Un milagro salvó el NORCECA  de volibol y la honra del país

Un milagro salvó el NORCECA  de volibol y la honra del país

A las seis de la tarde, el Presidente dominicano iniciaba su discurso inaugural ante la prensa y las representaciones de Norte, Centroamérica y el Caribe, que competirían en el tan esperado campeonato, ante unos cinco mil espectadores, en el Palacio de los Deportes de Santiago.

Todo listo para el saque de honor. En la tribuna presidencial, los orgullosos dignatarios y, entre estos, sonriente, satisfecho, mi amigo Salvador Sadhalá,  presidente de la comisión organizadora del evento. Gran bullicio y esplendor, uniformes y banderas multicolores, y la imponente presencia de los atletas, esbeltos, musculosos;  balonmanistas rubias  y morenas ¡muy hermosas! En medio de tal multitud había solamente una persona profundamente preocupada, yo, esperando el desenlace de los que sería casi seguramente un desastre para la honra de nuestro país, a producirse desde que sonara el primer pitazo.

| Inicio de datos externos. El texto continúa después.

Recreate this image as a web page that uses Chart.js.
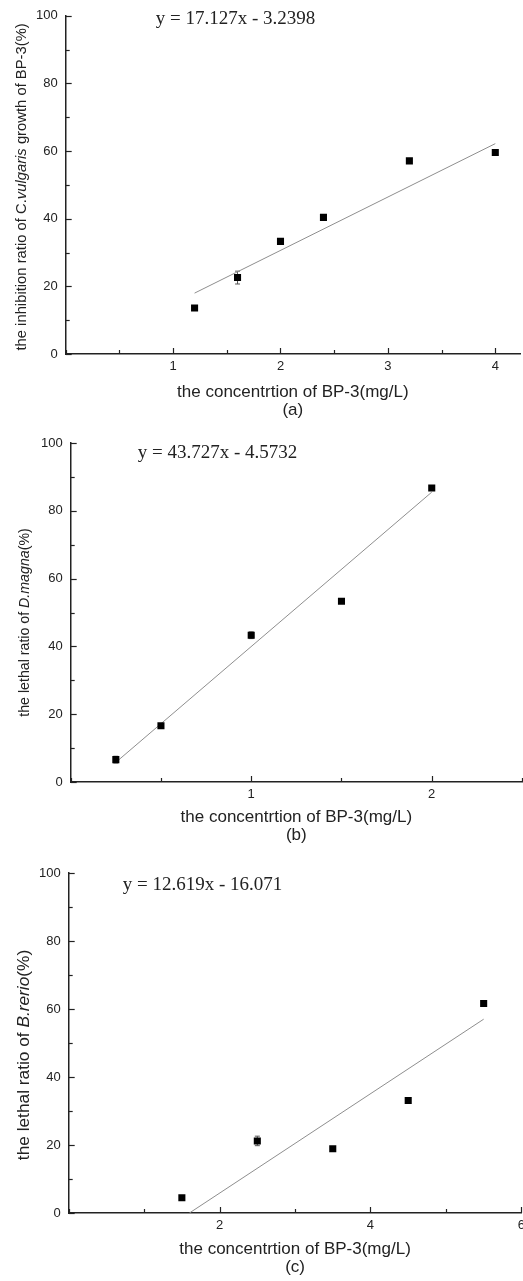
<!DOCTYPE html>
<html>
<head>
<meta charset="utf-8">
<script src="https://cdn.jsdelivr.net/npm/chart.js@4.4.0/dist/chart.umd.min.js"></script>
<style>
html, body { margin: 0; padding: 0; background: #fff; overflow: hidden; }
body { width: 523px; height: 1281px; position: relative; }
canvas { position: absolute; left: 0; }
</style>
</head>
<body>
<canvas id="chartA" width="525" height="420" style="top:0px"></canvas>
<canvas id="chartB" width="527" height="425" style="top:420px"></canvas>
<canvas id="chartC" width="530" height="436" style="top:845px"></canvas>
<script>
// (a) inhibition of C. vulgaris growth
const concA = [1.2, 1.6, 2.0, 2.4, 3.2, 4.0]
const ratioA = [13.6, 22.6, 33.3, 40.4, 57.1, 59.6]
const errA = [0.4, 1.9, 0.6, 0.4, 0.5, 0.5]
const fitXA = [1.2, 4.0]
const fitYA = [18.0, 62.2]
const eqA = 'y = 17.127x - 3.2398'
const yTitleA = ['the inhibition ratio of C.', 'vulgaris', ' growth of BP-3(%)']

// (b) lethal ratio of D. magna
const concB = [0.25, 0.5, 1.0, 1.5, 2.0]
const ratioB = [6.6, 16.6, 43.3, 53.3, 86.7]
const errB = [1.0, 0.5, 1.0, 0.5, 0.5]
const fitXB = [0.25, 2.0]
const fitYB = [5.8, 85.5]
const eqB = 'y = 43.727x - 4.5732'
const yTitleB = ['the lethal ratio of ', 'D.magna', '(%)']

// (c) lethal ratio of B. rerio
const concC = [1.5, 2.5, 3.5, 4.5, 5.5]
const ratioC = [4.5, 21.2, 18.9, 33.1, 61.6]
const errC = [0.5, 1.4, 0.5, 0.5, 0.5]
const fitXC = [1.6, 5.5]
const fitYC = [0, 57.0]
const eqC = 'y = 12.619x - 16.071'
const yTitleC = ['the lethal ratio of ', 'B.rerio', '(%)']

const xTitle = 'the concentrtion of BP-3(mg/L)'
const yTicksShown = [20, 40, 60, 80, 100, 0]

const SANS = '"Liberation Sans", Arial, sans-serif'
const SERIF = '"Liberation Serif", "Times New Roman", serif'
const INK = '#222'

// inward tick marks, long on labelled values, short on the others
const axisTicks = {
  id: 'axisTicks',
  afterDraw(chart) {
    const ctx = chart.ctx
    const area = chart.chartArea
    const sx = chart.scales.x
    const sy = chart.scales.y
    ctx.save()
    ctx.strokeStyle = INK
    ctx.lineWidth = 1.2
    const onStep = (v, step) => Math.abs(v / step - Math.round(v / step)) < 1e-6
    sx.ticks.forEach(t => {
      if (!onStep(t.value, sx.options.ticks.stepSize)) return
      const len = t.label ? 6 : 4
      const px = Math.round(sx.getPixelForValue(t.value)) + 0.5
      ctx.beginPath()
      ctx.moveTo(px, area.bottom)
      ctx.lineTo(px, area.bottom - len)
      ctx.stroke()
    })
    sy.ticks.forEach(t => {
      if (!onStep(t.value, sy.options.ticks.stepSize)) return
      const len = t.label ? 6 : 4
      const py = Math.round(sy.getPixelForValue(t.value)) + 0.5
      ctx.beginPath()
      ctx.moveTo(area.left, py)
      ctx.lineTo(area.left + len, py)
      ctx.stroke()
    })
    ctx.restore()
  }
}

// y axis title with an italic species name
const yTitle = {
  id: 'yTitle',
  afterDraw(chart, args, opts) {
    const ctx = chart.ctx
    const area = chart.chartArea
    const fonts = opts.parts.map((p, i) => (i % 2 ? 'italic ' : '') + opts.size + 'px ' + SANS)
    const widths = opts.parts.map((p, i) => {
      ctx.font = fonts[i]
      return ctx.measureText(p).width
    })
    const total = widths.reduce((a, b) => a + b, 0)
    ctx.save()
    ctx.fillStyle = INK
    ctx.textBaseline = 'middle'
    ctx.textAlign = 'left'
    ctx.translate(opts.x, (area.top + area.bottom) / 2 + opts.dy)
    ctx.rotate(-Math.PI / 2)
    let pos = -total / 2
    opts.parts.forEach((p, i) => {
      ctx.font = fonts[i]
      ctx.fillText(p, pos, 0)
      pos += widths[i]
    })
    ctx.restore()
  }
}

const equation = {
  id: 'equation',
  afterDraw(chart, args, opts) {
    const ctx = chart.ctx
    const area = chart.chartArea
    ctx.save()
    ctx.fillStyle = INK
    ctx.font = opts.size + 'px ' + SERIF
    ctx.textBaseline = 'middle'
    ctx.textAlign = 'left'
    ctx.fillText(opts.text, area.left + opts.dx, area.top + opts.dy)
    ctx.restore()
  }
}

const errorBars = {
  id: 'errorBars',
  beforeDatasetsDraw(chart, args, opts) {
    const ctx = chart.ctx
    const sx = chart.scales.x
    const sy = chart.scales.y
    const pts = chart.data.datasets[0].data
    ctx.save()
    ctx.strokeStyle = '#555'
    ctx.lineWidth = 1
    pts.forEach((p, i) => {
      const e = opts.errors[i]
      const px = sx.getPixelForValue(p.x)
      const top = sy.getPixelForValue(p.y + e)
      const bot = sy.getPixelForValue(p.y - e)
      ctx.beginPath()
      ctx.moveTo(px, top); ctx.lineTo(px, bot)
      ctx.moveTo(px - 2.5, top); ctx.lineTo(px + 2.5, top)
      ctx.moveTo(px - 2.5, bot); ctx.lineTo(px + 2.5, bot)
      ctx.stroke()
    })
    ctx.restore()
  }
}

function makeChart(id, p) {
  const points = p.conc.map((c, i) => ({ x: c, y: p.ratio[i] }))
  const fit = p.fitX.map((c, i) => ({ x: c, y: p.fitY[i] }))
  return new Chart(document.getElementById(id), {
    type: 'scatter',
    data: {
      datasets: [{
        data: points,
        pointStyle: 'rect',
        pointRadius: 5,
        backgroundColor: '#000',
        borderColor: '#000',
        borderWidth: 0
      }, {
        data: fit,
        showLine: true,
        pointRadius: 0,
        borderColor: '#8e8e8e',
        borderWidth: 1
      }]
    },
    options: {
      responsive: false,
      animation: false,
      layout: { padding: p.padding },
      plugins: {
        legend: { display: false },
        tooltip: { enabled: false },
        yTitle: { parts: p.yTitle, size: p.yTitleSize, x: p.yTitleX, dy: p.yTitleDy },
        equation: { text: p.eq, size: 19, dx: p.eqDx, dy: p.eqDy },
        errorBars: { errors: p.err }
      },
      scales: {
        x: {
          type: 'linear',
          min: 0,
          max: p.xMax,
          grid: { display: false, drawTicks: false },
          border: { display: true, color: INK, width: 1.5 },
          ticks: {
            stepSize: p.xStep,
            includeBounds: false,
            padding: 5,
            color: INK,
            font: { family: SANS, size: 13 },
            maxRotation: 0,
            autoSkip: false,
            callback: (v) => p.xLabels.includes(v) ? String(v) : ''
          },
          title: {
            display: true,
            text: [xTitle, p.caption],
            color: INK,
            font: { family: SANS, size: 17, lineHeight: 1.1 },
            padding: { top: p.xTitlePad, bottom: 0 }
          }
        },
        y: {
          min: 0,
          max: 100,
          grid: { display: false, drawTicks: false },
          border: { display: true, color: INK, width: 1.5 },
          ticks: {
            stepSize: 10,
            padding: 8,
            color: INK,
            font: { family: SANS, size: 13 },
            autoSkip: false,
            callback: (v) => yTicksShown.includes(v) ? String(v) : ''
          }
        }
      }
    },
    plugins: [errorBars, axisTicks, yTitle, equation]
  })
}

makeChart('chartA', {
  conc: concA, ratio: ratioA, err: errA, fitX: fitXA, fitY: fitYA,
  eq: eqA, eqDx: 90, eqDy: 3,
  yTitle: yTitleA, yTitleSize: 14.8, yTitleX: 22, yTitleDy: 2,
  xMax: 4.23, xStep: 0.5, xLabels: [1, 2, 3, 4], caption: '(a)',
  xTitlePad: 3,
  padding: { top: 15, left: 28, right: 0, bottom: 0 }
})

makeChart('chartB', {
  conc: concB, ratio: ratioB, err: errB, fitX: fitXB, fitY: fitYB,
  eq: eqB, eqDx: 67, eqDy: 10,
  yTitle: yTitleB, yTitleSize: 14.2, yTitleX: 25, yTitleDy: 10,
  xMax: 2.5, xStep: 0.5, xLabels: [1, 2], caption: '(b)',
  xTitlePad: 0,
  padding: { top: 23, left: 33, right: 0, bottom: 0 }
})

makeChart('chartC', {
  conc: concC, ratio: ratioC, err: errC, fitX: fitXC, fitY: fitYC,
  eq: eqC, eqDx: 54, eqDy: 12,
  yTitle: yTitleC, yTitleSize: 17.3, yTitleX: 24, yTitleDy: 12,
  xMax: 6, xStep: 1, xLabels: [2, 4, 6], caption: '(c)',
  xTitlePad: 1,
  padding: { top: 28, left: 31, right: 0, bottom: 4 }
})
</script>
</body>
</html>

Cuatro horas más temprano, a las dos, me apersoné al centro deportivo a inspeccionar la colocación de unas vallas y letreros publicitarios de los pocos anunciantes que obtuve como encargado de proventos. Cuando llegué a la cancha observé asombrado que todavía estaban barnizando el tabloncillo sobre el cual supuestamente se jugaría. Había allí un par de pintores, y más tarde apareció un joven ingeniero de Obras Públicas con dos abanicos de pedestal, con la idea de ayudar a que el piso se secara antes del partido.  Cuando me hice una clara idea de cuál era la situación, me agarró una fuerte angustia que casi me hacía desfallecer. No podíamos imaginar cómo evitar el gran chasco, la gran vergüenza que se nos venía encima.

Lo de los abanicos era una tontería, tanto por el tamaño del área como porque el intenso calor mantenía el barniz como una melcocha. La misericordia de Dios me recordó que en San Francisco, la pista del Club Esperanza la enceraban, luego le agregaban talco para que los pies fuesen ligeros con la rumbosa música de Papa Molina. En la farmacia que había frente al Estadio, una señora me vendió unos polvos baratos, pero se negó a venderme, sin receta, un tranquilizante. Me coloqué, polvo en mano, en una esquina de la cancha y, ansioso, lo froté…el piso empezó a secar. Acezando llegué a La Valerio, donde  un comerciante amigo me vendió todo el talco que tenía y unas cuantas escobas. En eso estuvimos hasta llegada la ceremonia. Cundía gran emoción y  alegría esa tarde de junio de 1985.

Solitario en la multitud, esperaba en cualquier instante que una valkiria canadiense resbalara o se le pegaran los “tenis” en el tabloncillo, y se suspendiera el partido, decretándose la imposibilidad de continuar jugando. Dios no permitió que eso nos ocurriera. Santiago y el país se lucieron.